== DESCRIPTION OF THE TASK ==
Print the listing below exactly.

BEGIN INFORMATION SHOWN

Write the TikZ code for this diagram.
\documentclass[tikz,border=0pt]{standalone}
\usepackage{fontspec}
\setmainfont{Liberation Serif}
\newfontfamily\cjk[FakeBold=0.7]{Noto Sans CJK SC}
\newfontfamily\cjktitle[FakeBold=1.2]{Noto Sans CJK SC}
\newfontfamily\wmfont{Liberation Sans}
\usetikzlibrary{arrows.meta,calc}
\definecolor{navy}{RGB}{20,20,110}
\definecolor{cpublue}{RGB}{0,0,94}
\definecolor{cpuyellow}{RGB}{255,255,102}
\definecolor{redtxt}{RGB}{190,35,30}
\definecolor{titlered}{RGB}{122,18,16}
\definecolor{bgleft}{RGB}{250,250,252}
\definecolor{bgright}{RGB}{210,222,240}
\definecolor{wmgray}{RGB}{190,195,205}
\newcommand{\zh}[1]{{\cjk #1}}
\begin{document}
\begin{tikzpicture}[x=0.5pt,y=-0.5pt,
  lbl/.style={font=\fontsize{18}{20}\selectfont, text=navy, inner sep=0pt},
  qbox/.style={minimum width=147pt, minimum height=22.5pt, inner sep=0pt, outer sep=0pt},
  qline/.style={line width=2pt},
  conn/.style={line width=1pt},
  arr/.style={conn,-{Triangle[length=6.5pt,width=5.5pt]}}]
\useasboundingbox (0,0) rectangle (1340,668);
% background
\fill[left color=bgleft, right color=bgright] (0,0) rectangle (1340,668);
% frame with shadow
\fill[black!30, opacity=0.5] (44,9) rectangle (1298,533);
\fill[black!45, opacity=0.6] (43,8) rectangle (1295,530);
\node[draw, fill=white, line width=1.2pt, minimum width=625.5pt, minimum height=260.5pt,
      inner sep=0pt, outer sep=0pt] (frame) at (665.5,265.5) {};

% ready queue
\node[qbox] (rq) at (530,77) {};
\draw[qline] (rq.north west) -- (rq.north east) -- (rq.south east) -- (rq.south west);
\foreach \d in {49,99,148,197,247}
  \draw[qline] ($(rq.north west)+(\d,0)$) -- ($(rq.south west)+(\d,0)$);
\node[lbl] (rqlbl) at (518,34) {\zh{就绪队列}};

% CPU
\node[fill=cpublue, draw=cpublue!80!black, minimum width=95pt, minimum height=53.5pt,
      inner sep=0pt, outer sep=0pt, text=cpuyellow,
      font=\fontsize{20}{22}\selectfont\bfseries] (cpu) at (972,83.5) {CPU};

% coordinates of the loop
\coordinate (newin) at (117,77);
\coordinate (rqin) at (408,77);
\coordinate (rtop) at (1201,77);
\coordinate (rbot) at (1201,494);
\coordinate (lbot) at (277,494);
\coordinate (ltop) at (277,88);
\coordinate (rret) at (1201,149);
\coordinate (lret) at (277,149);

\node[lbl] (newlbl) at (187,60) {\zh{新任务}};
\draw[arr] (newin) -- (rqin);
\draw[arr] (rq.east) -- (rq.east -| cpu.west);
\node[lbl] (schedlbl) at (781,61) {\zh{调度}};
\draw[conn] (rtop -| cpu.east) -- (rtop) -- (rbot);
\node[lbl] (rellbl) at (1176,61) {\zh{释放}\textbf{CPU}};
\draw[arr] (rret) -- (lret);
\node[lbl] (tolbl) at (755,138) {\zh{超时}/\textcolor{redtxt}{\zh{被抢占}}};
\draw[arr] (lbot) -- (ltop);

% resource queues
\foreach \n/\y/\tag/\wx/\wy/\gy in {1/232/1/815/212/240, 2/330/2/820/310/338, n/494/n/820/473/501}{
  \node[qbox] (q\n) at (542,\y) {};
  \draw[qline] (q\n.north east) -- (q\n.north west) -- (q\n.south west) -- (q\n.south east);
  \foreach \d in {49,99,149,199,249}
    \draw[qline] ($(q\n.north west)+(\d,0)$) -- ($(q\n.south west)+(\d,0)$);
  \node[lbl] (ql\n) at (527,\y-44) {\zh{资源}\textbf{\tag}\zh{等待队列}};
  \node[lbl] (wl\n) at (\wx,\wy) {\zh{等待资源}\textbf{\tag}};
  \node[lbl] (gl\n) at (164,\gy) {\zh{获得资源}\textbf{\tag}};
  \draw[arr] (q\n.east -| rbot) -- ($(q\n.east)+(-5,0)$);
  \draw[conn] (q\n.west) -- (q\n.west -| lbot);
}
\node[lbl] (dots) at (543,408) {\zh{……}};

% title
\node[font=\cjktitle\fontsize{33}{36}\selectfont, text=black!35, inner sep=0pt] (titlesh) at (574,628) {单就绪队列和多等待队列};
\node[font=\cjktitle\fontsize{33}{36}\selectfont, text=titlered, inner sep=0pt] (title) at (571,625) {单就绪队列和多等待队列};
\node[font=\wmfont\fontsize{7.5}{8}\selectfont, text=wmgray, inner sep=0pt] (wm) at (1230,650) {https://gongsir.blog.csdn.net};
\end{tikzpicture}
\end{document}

END INFORMATION SHOWN

== PROBLEM SOLUTION ==
Write the TikZ code for this diagram.
\documentclass[tikz,border=0pt]{standalone}
\usepackage{fontspec}
\setmainfont{Liberation Serif}
\newfontfamily\cjk[FakeBold=0.7]{Noto Sans CJK SC}
\newfontfamily\cjktitle[FakeBold=1.2]{Noto Sans CJK SC}
\newfontfamily\wmfont{Liberation Sans}
\usetikzlibrary{arrows.meta,calc}
\definecolor{navy}{RGB}{20,20,110}
\definecolor{cpublue}{RGB}{0,0,94}
\definecolor{cpuyellow}{RGB}{255,255,102}
\definecolor{redtxt}{RGB}{190,35,30}
\definecolor{titlered}{RGB}{122,18,16}
\definecolor{bgleft}{RGB}{250,250,252}
\definecolor{bgright}{RGB}{210,222,240}
\definecolor{wmgray}{RGB}{190,195,205}
\newcommand{\zh}[1]{{\cjk #1}}
\begin{document}
\begin{tikzpicture}[x=0.5pt,y=-0.5pt,
  lbl/.style={font=\fontsize{18}{20}\selectfont, text=navy, inner sep=0pt},
  qbox/.style={minimum width=147pt, minimum height=22.5pt, inner sep=0pt, outer sep=0pt},
  qline/.style={line width=2pt},
  conn/.style={line width=1pt},
  arr/.style={conn,-{Triangle[length=6.5pt,width=5.5pt]}}]
\useasboundingbox (0,0) rectangle (1340,668);
% background
\fill[left color=bgleft, right color=bgright] (0,0) rectangle (1340,668);
% frame with shadow
\fill[black!30, opacity=0.5] (44,9) rectangle (1298,533);
\fill[black!45, opacity=0.6] (43,8) rectangle (1295,530);
\node[draw, fill=white, line width=1.2pt, minimum width=625.5pt, minimum height=260.5pt,
      inner sep=0pt, outer sep=0pt] (frame) at (665.5,265.5) {};

% ready queue
\node[qbox] (rq) at (530,77) {};
\draw[qline] (rq.north west) -- (rq.north east) -- (rq.south east) -- (rq.south west);
\foreach \d in {49,99,148,197,247}
  \draw[qline] ($(rq.north west)+(\d,0)$) -- ($(rq.south west)+(\d,0)$);
\node[lbl] (rqlbl) at (518,34) {\zh{就绪队列}};

% CPU
\node[fill=cpublue, draw=cpublue!80!black, minimum width=95pt, minimum height=53.5pt,
      inner sep=0pt, outer sep=0pt, text=cpuyellow,
      font=\fontsize{20}{22}\selectfont\bfseries] (cpu) at (972,83.5) {CPU};

% coordinates of the loop
\coordinate (newin) at (117,77);
\coordinate (rqin) at (408,77);
\coordinate (rtop) at (1201,77);
\coordinate (rbot) at (1201,494);
\coordinate (lbot) at (277,494);
\coordinate (ltop) at (277,88);
\coordinate (rret) at (1201,149);
\coordinate (lret) at (277,149);

\node[lbl] (newlbl) at (187,60) {\zh{新任务}};
\draw[arr] (newin) -- (rqin);
\draw[arr] (rq.east) -- (rq.east -| cpu.west);
\node[lbl] (schedlbl) at (781,61) {\zh{调度}};
\draw[conn] (rtop -| cpu.east) -- (rtop) -- (rbot);
\node[lbl] (rellbl) at (1176,61) {\zh{释放}\textbf{CPU}};
\draw[arr] (rret) -- (lret);
\node[lbl] (tolbl) at (755,138) {\zh{超时}/\textcolor{redtxt}{\zh{被抢占}}};
\draw[arr] (lbot) -- (ltop);

% resource queues
\foreach \n/\y/\tag/\wx/\wy/\gy in {1/232/1/815/212/240, 2/330/2/820/310/338, n/494/n/820/473/501}{
  \node[qbox] (q\n) at (542,\y) {};
  \draw[qline] (q\n.north east) -- (q\n.north west) -- (q\n.south west) -- (q\n.south east);
  \foreach \d in {49,99,149,199,249}
    \draw[qline] ($(q\n.north west)+(\d,0)$) -- ($(q\n.south west)+(\d,0)$);
  \node[lbl] (ql\n) at (527,\y-44) {\zh{资源}\textbf{\tag}\zh{等待队列}};
  \node[lbl] (wl\n) at (\wx,\wy) {\zh{等待资源}\textbf{\tag}};
  \node[lbl] (gl\n) at (164,\gy) {\zh{获得资源}\textbf{\tag}};
  \draw[arr] (q\n.east -| rbot) -- ($(q\n.east)+(-5,0)$);
  \draw[conn] (q\n.west) -- (q\n.west -| lbot);
}
\node[lbl] (dots) at (543,408) {\zh{……}};

% title
\node[font=\cjktitle\fontsize{33}{36}\selectfont, text=black!35, inner sep=0pt] (titlesh) at (574,628) {单就绪队列和多等待队列};
\node[font=\cjktitle\fontsize{33}{36}\selectfont, text=titlered, inner sep=0pt] (title) at (571,625) {单就绪队列和多等待队列};
\node[font=\wmfont\fontsize{7.5}{8}\selectfont, text=wmgray, inner sep=0pt] (wm) at (1230,650) {https://gongsir.blog.csdn.net};
\end{tikzpicture}
\end{document}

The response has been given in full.